What makes all this work.? Simply the making of cinnamon toast on a good
piece of bread. Toasted bread changes in texture. Some of the wheat flour is
roasted changing its flavor, adding to the complex flavor of the yeast and
other ingredients. Add a little sugar to sweeten the taste, and of course the
ground up bark of the cinnamon tree. Pure heaven here on earth! But here also
is the essence of holiness. In Christ we have received the whole jar, a pure
piece of bread, and the essential oil. These should work in synergy to
successfully covert us, over this life time, from the ground up bark of a long
dead tree, into pure highly refined gold. But how does God do that, He pops the
top on the PETE jar and sprinkles it on the toast we serve to our friends and
neighbors, and over time as we cooperate with that shaking process, the
cinnamon's the fragment spice of human interaction, is mixed with the pure gold
powder from God. With God the jar is always full, it is just a question of what
we are full of. All those things we do to keep ourselves from being fully
consumed, or emptied, or to slow down that process of shaking out the cinnamon
hinders God's work and this we do mainly through our personal and community
choices. That in the case of many individuals and churches so clogs up the
shaking holes, that God moves on and all that remains is the gospel of self
(individual and community) and the oil of cinnamon is converted into the dead
oil of Ichabod.
The refining is process over time, and at the end of time. We determine just
how much gold God shook out of our own PETE jar. At the final judgement, then
we get to count not only the gold that is in our jar, but more importantly how
much was shaken out to make cinnamon toast. Our jar only holds about a quart at
best, but the amount that God can shake out into other people is determined,
not by our seeking holy perfection, but by seeking Christ himself, as our only
Holy perfection. In doing that He can add more gold to the recipe and less
cinnamon, make our lives more rewarding not only in the here and now, but also
in God's timeless perspective. To the world and to our fellow covenant members
it still looks like cinnamon, but with so much more body, weight and purity, it
could be nothing but pure gold anointed with the oil of cinnamon.
PRAYER PLANTS
Some time in the middle of last week this current situation passed from me,
trying to understand what was going on, into a place that I realized that it
was beyond my ability to analyze and predict. At that point, when I gave up, it
got much easier to believe that God has a plan in all this and I must trust in
Him and not in my own marvelous ability to reason. Are the circumstances any
easier, no, in fact they are worse from my perspective. I have made it by
essentially the same way, sometimes flush, sometimes not so flush, for the last
10 years or so. If it is not working now as it did, then God is making a change
to much for me to understand. I would really feel ripped off, if it took place
and I was able to coast through it, without learning a valuable lesson. So pray
to that end and come quickly papa, 'cause it is getting hot here!

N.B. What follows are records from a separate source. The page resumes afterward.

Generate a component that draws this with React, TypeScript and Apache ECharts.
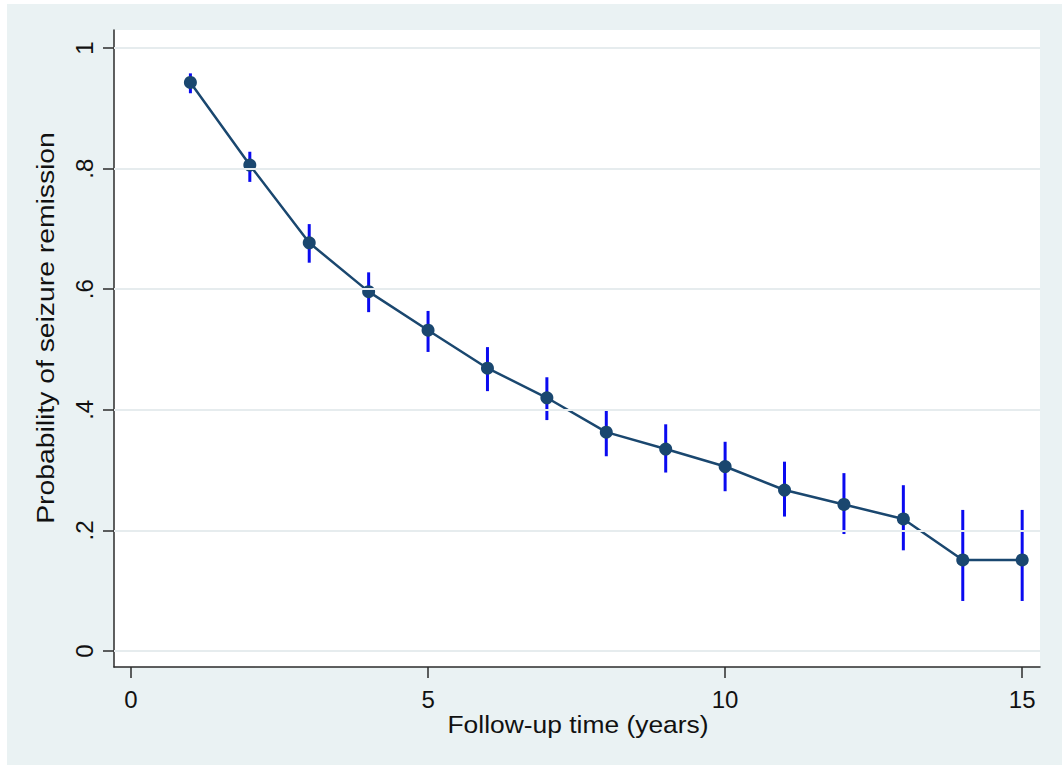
import React, { useEffect, useRef } from "react";
import * as echarts from "echarts";

const years = [1, 2, 3, 4, 5, 6, 7, 8, 9, 10, 11, 12, 13, 14, 15];
const probability = [0.943, 0.806, 0.677, 0.596, 0.532, 0.469, 0.42, 0.363, 0.335, 0.306, 0.267, 0.243, 0.219, 0.151, 0.151];
const ciLower = [0.925, 0.778, 0.644, 0.562, 0.496, 0.431, 0.383, 0.323, 0.296, 0.265, 0.223, 0.194, 0.167, 0.083, 0.083];
const ciUpper = [0.958, 0.828, 0.708, 0.628, 0.564, 0.504, 0.454, 0.401, 0.376, 0.347, 0.314, 0.295, 0.275, 0.234, 0.234];
const xTicks = [0, 5, 10, 15];
const yTicks = [0, 0.2, 0.4, 0.6, 0.8, 1];
const xTitle = "Follow-up time (years)";
const yTitle = "Probability of seizure remission";

const FONT = "'Liberation Sans', Arial, Helvetica, sans-serif";
const NAVY = "#1a476f";
const BLUE = "#0a0af0";
const AXIS = "#2b2b2b";
const GRID = "#e6ecee";

function yLabel(v: number): string {
  if (Math.abs(v) < 1e-9) return "0";
  if (Math.abs(v - 1) < 1e-9) return "1";
  return "." + Math.round(v * 10);
}

export default function App() {
  const ref = useRef<HTMLDivElement>(null);

  useEffect(() => {
    if (!ref.current) return;
    const chart = echarts.init(ref.current, undefined, { renderer: "svg" });

    const errData = years.map((x, i) => [x, ciLower[i], ciUpper[i]]);
    const lineData = years.map((x, i) => [x, probability[i]]);

    chart.setOption({
      animation: false,
      backgroundColor: "#ffffff",
      graphic: [
        {
          type: "rect",
          z: -10,
          silent: true,
          shape: { x: 7, y: 4, width: 1055, height: 761 },
          style: { fill: "#eaf2f3" },
        },
        {
          type: "text",
          x: 578,
          y: 724,
          silent: true,
          scaleX: 1.1,
          style: {
            text: xTitle,
            font: `24px ${FONT}`,
            fill: "#111111",
            align: "center",
            verticalAlign: "middle",
          },
        },
        {
          type: "text",
          x: 46,
          y: 328,
          rotation: Math.PI / 2,
          scaleX: 1.18,
          silent: true,
          style: {
            text: yTitle,
            font: `24px ${FONT}`,
            fill: "#111111",
            align: "center",
            verticalAlign: "middle",
          },
        },
      ],
      grid: {
        left: 114,
        right: 22,
        top: 30,
        bottom: 102,
        show: true,
        backgroundColor: "#ffffff",
        borderWidth: 0,
      },
      xAxis: {
        type: "value",
        min: -0.286,
        max: 15.3,
        axisLine: { show: true, onZero: false, lineStyle: { color: AXIS, width: 1.5 } },
        axisTick: { show: true, length: 11, customValues: xTicks, lineStyle: { color: AXIS, width: 1.5 } },
        axisLabel: {
          customValues: xTicks,
          margin: 20,
          fontSize: 24,
          fontFamily: FONT,
          color: "#111111",
        },
        splitLine: { show: false },
      },
      yAxis: {
        type: "value",
        min: -0.0265,
        max: 1.0299,
        axisLine: { show: true, onZero: false, lineStyle: { color: AXIS, width: 1.5 } },
        axisTick: { show: true, length: 11, customValues: yTicks, lineStyle: { color: AXIS, width: 1.5 } },
        axisLabel: {
          customValues: yTicks,
          rotate: 90,
          margin: 18,
          fontSize: 24,
          fontFamily: FONT,
          color: "#111111",
          formatter: (v: number) => yLabel(v),
        },
        splitLine: { show: false },
      },
      series: [
        {
          type: "line",
          data: [],
          z: 1,
          silent: true,
          markLine: {
            silent: true,
            symbol: ["none", "none"],
            label: { show: false },
            emphasis: { disabled: true },
            lineStyle: { color: GRID, width: 2, type: "solid" },
            data: yTicks.map((v) => ({ yAxis: v })),
          },
        },
        {
          type: "custom",
          z: 2,
          silent: true,
          data: errData,
          encode: { x: 0, y: [1, 2] },
          renderItem: (params: any, api: any) => {
            const x = api.value(0);
            const p1 = api.coord([x, api.value(1)]);
            const p2 = api.coord([x, api.value(2)]);
            return {
              type: "line",
              shape: { x1: p1[0], y1: p1[1], x2: p2[0], y2: p2[1] },
              style: { stroke: BLUE, lineWidth: 3 },
            };
          },
        },
        {
          type: "line",
          z: 3,
          data: lineData,
          symbol: "circle",
          symbolSize: 13,
          showSymbol: true,
          lineStyle: { color: NAVY, width: 2.5 },
          itemStyle: { color: NAVY },
          emphasis: { disabled: true },
        },
      ],
    });

    return () => chart.dispose();
  }, []);

  return (
    <div style={{ position: "fixed", left: 0, top: 0, width: 1062, height: 769, background: "#ffffff" }}>
      <div ref={ref} style={{ width: 1062, height: 769 }} />
    </div>
  );
}
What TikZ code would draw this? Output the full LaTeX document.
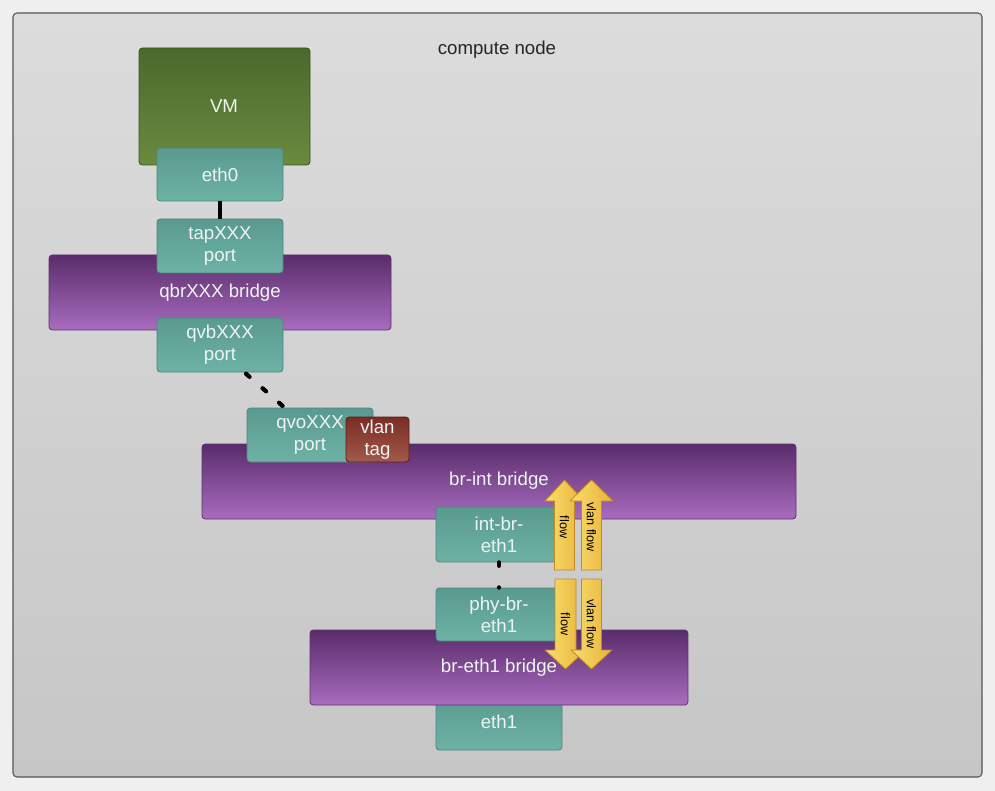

I hear the words of love, I gaze upon the
blood,
I see the mighty sacrifice And I have peace with God.
'Tis everlasting peace! Sure as Jehovah's
Name;
'Tis stable as His steadfast throne, For evermore the same.
The clouds may come and go, And storms may
sweep my sky,
This bloodsealed friendship changes not: The cross is ever nigh.
My love is off-times low, My joy still ebbs
and flow;
But peace with him remains the same No change Jehovah knows.
I change, He changes not, The Christ can
never die;
His love, not mine, the resting place, His truth, not mine, the tie. Amen.